Dans le même temps à moyen terme, un œil devra être porté sur la dynamique de l’huile de palme à Kuala Lumpur alors que les stocks chez les principaux producteurs mais aussi importateurs apparaissent sur des niveaux supérieurs à la moyenne des dernières années.
L’Argentine souffle le chaud et le froid sur le soja
Le complexe soja a été le principal acteur de ces derniers jours. Pour cause, les cours américains ont connu une importante volatilité suite notamment aux annonces en provenance de l’Argentine. Face à une inconnue fragilité, le gouvernement Milei était soucieux de faire entrer des devises et a donc suspendu un temps les taxes à l’exportation afin d’accélérer les ventes des producteurs et des opérateurs locaux. Initialement suspendues jusqu’au 31 octobre 2025, les taxes ont finalement été remises deux jours après avoir été levées puisque l’objectif de collecter 7 milliards de dollars avec la vente de produits agricoles et alimentaires a été atteint. Parmi les principaux pourvoyeurs de produits argentins, les Chinois ont dynamisé les importations de soja.
Les cartes des flux ont donc été temporairement rebattues, ce qui a suscité des ajustements de positions aux États-Unis. Les opérateurs américains ont vu la concurrence se renforcer puis se sont rassurés en espérant retrouver le chemin de l’empire du Milieu.
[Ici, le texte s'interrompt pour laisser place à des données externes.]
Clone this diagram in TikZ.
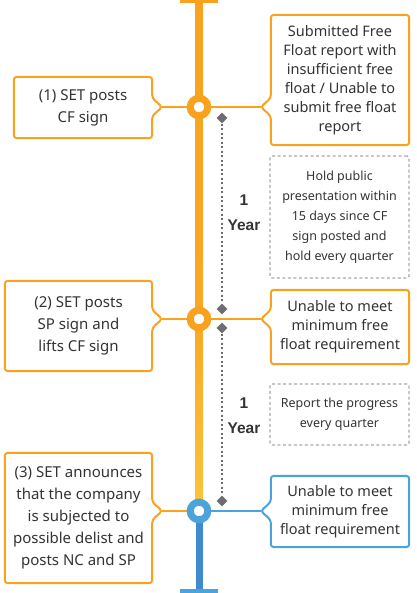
\documentclass[tikz,border=0pt]{standalone}
\usepackage{fontspec}
\setmainfont{Noto Sans}
\newfontfamily\yearfont{Liberation Sans}
\usetikzlibrary{calc,shapes.geometric}
\definecolor{orng}{HTML}{F8A21E}
\definecolor{yell}{HTML}{FCC43A}
\definecolor{blu}{HTML}{4AA4DB}
\definecolor{bludark}{HTML}{3E8CCB}
\definecolor{gry}{HTML}{6D6E71}
\definecolor{dgry}{HTML}{A7A9AC}
\definecolor{txt}{HTML}{333333}
\newcommand\ptrright[3]{%
  \draw[outline,#3] (#1.north west) -- (#1.north east) -- ($(#1.east|-#2)+(0,-9)$) -- ++(10,9) coordinate (#1tip) -- ++(-10,9) -- (#1.south east) -- (#1.south west) -- cycle;}
\newcommand\ptrleft[3]{%
  \draw[outline,#3] (#1.north east) -- (#1.south east) -- (#1.south west) -- ($(#1.west|-#2)+(0,9)$) -- ++(-10,-9) coordinate (#1tip) -- ++(10,-9) -- (#1.north west) -- cycle;}
\begin{document}
\begin{tikzpicture}[x=1pt,y=-1pt,
  box/.style={inner sep=0pt, align=center, text=txt},
  leftbox/.style={box, font=\fontsize{15}{22}\selectfont},
  rightbox/.style={box, font=\fontsize{14.5}{19}\selectfont},
  dashbox/.style={box, draw=dgry, line width=1.3pt, dash pattern=on 3pt off 2.5pt, rounded corners=2pt, font=\fontsize{12.5}{20}\selectfont},
  outline/.style={line width=2pt, rounded corners=3pt, line join=round},
  conn/.style={line width=2pt},
  ring/.style={circle, minimum size=17.6pt, inner sep=0pt, line width=7pt, fill=white},
  dmd/.style={diamond, fill=gry, minimum size=11pt, inner sep=0pt},
  dotline/.style={gry, line width=2pt, dash pattern=on 2pt off 2.5pt},
  yearlbl/.style={font=\yearfont\bfseries\fontsize{15.5}{25}\selectfont, align=center, text=txt}]
\useasboundingbox (0,0) rectangle (416,593);
% timeline
\shade[top color=orng, bottom color=orng!80!yell] (195.5,0) rectangle (202.5,319);
\shade[top color=orng!80!yell, bottom color=yell] (195.5,319) rectangle (202.5,511);
\fill[bludark] (195.5,511) rectangle (202.5,592);
\draw[orng, line width=5.5pt] (180,0) -- (218,0);
\draw[blu, line width=5.5pt] (180,592) -- (218,592);
\coordinate (p1) at (199,107);
\coordinate (p2) at (199,319);
\coordinate (p3) at (199,511);
% boxes
\node[leftbox, minimum width=138pt, minimum height=61pt] (L1) at (83,107.5) {(1) SET posts\\CF sign};
\node[rightbox, minimum width=138pt, minimum height=130pt] (R1) at (340,80) {Submitted Free\\Float report with\\insufficient free\\float / Unable to\\submit free float\\report};
\node[dashbox, minimum width=139pt, minimum height=122pt] (D1) at (339.5,217) {Hold public\\presentation within\\15 days since CF\\sign posted and\\hold every quarter};
\node[leftbox, minimum width=147pt, minimum height=90pt] (L2) at (78.5,326) {(2) SET posts\\SP sign and\\lifts CF sign};
\node[rightbox, minimum width=138pt, minimum height=74pt] (R2) at (340,327) {Unable to meet\\minimum free\\float requirement};
\node[dashbox, minimum width=139pt, minimum height=61pt] (D2) at (339.5,414.5) {Report the progress\\every quarter};
\node[leftbox, minimum width=147pt, minimum height=130pt] (L3) at (78.5,518) {(3) SET announces\\that the company\\is subjected to\\possible delist and\\posts NC and SP};
\node[rightbox, minimum width=138pt, minimum height=71pt] (R3) at (340,511.5) {Unable to meet\\minimum free\\float requirement};
\ptrright{L1}{p1}{orng}
\ptrleft{R1}{p1}{orng}
\ptrright{L2}{p2}{orng}
\ptrleft{R2}{p2}{orng}
\ptrright{L3}{p3}{orng}
\ptrleft{R3}{p3}{blu}
% connectors
\draw[conn, orng] (L1tip) -- (p1);
\draw[conn, orng] (R1tip) -- (p1);
\draw[conn, orng] (L2tip) -- (p2);
\draw[conn, orng] (R2tip) -- (p2);
\draw[conn, orng] (L3tip) -- (p3);
\draw[conn, blu] (R3tip) -- (p3);
% circles
\node[ring, draw=orng] (c1) at (p1) {};
\node[ring, draw=orng] (c2) at (p2) {};
\node[ring, draw=blu] (c3) at (p3) {};
% duration markers
\node[dmd] (d1) at (222,118) {};
\node[dmd] (d2) at (222,309) {};
\node[dmd] (d3) at (222,328) {};
\node[dmd] (d4) at (222,501) {};
\draw[dotline] (d1) -- (d2);
\draw[dotline] (d3) -- (d4);
\node[yearlbl] (y1) at (244,213) {1\\Year};
\node[yearlbl] (y2) at (244,416) {1\\Year};
\end{tikzpicture}
\end{document}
Pour cela, Xi Jinping et Donald Trump devront sonner la fin de la guerre commerciale qui limite les échanges entre les deux pays.
Dans ce contexte international chahuté, les tourteaux de soja à Montoir ont cédé du terrain pour revenir dans la zone des 317 €/t, en baisse d’environ 10 €/t sur la semaine.
(1) Argus Media, société spécialisée dans le suivi des marchés des matières premières, nous livre son analyse agricole hebdomadaire. (2) À suivre : négociations commerciales et tarifaires entre les États-Unis et la Chine ; évolution de la parité euro/dollar et aussi du rouble/dollar ; activité de chargement et de ventes à l’exportation au départ de la France en blés et en orges ; début des récoltes de maïs en Europe et aux États-Unis.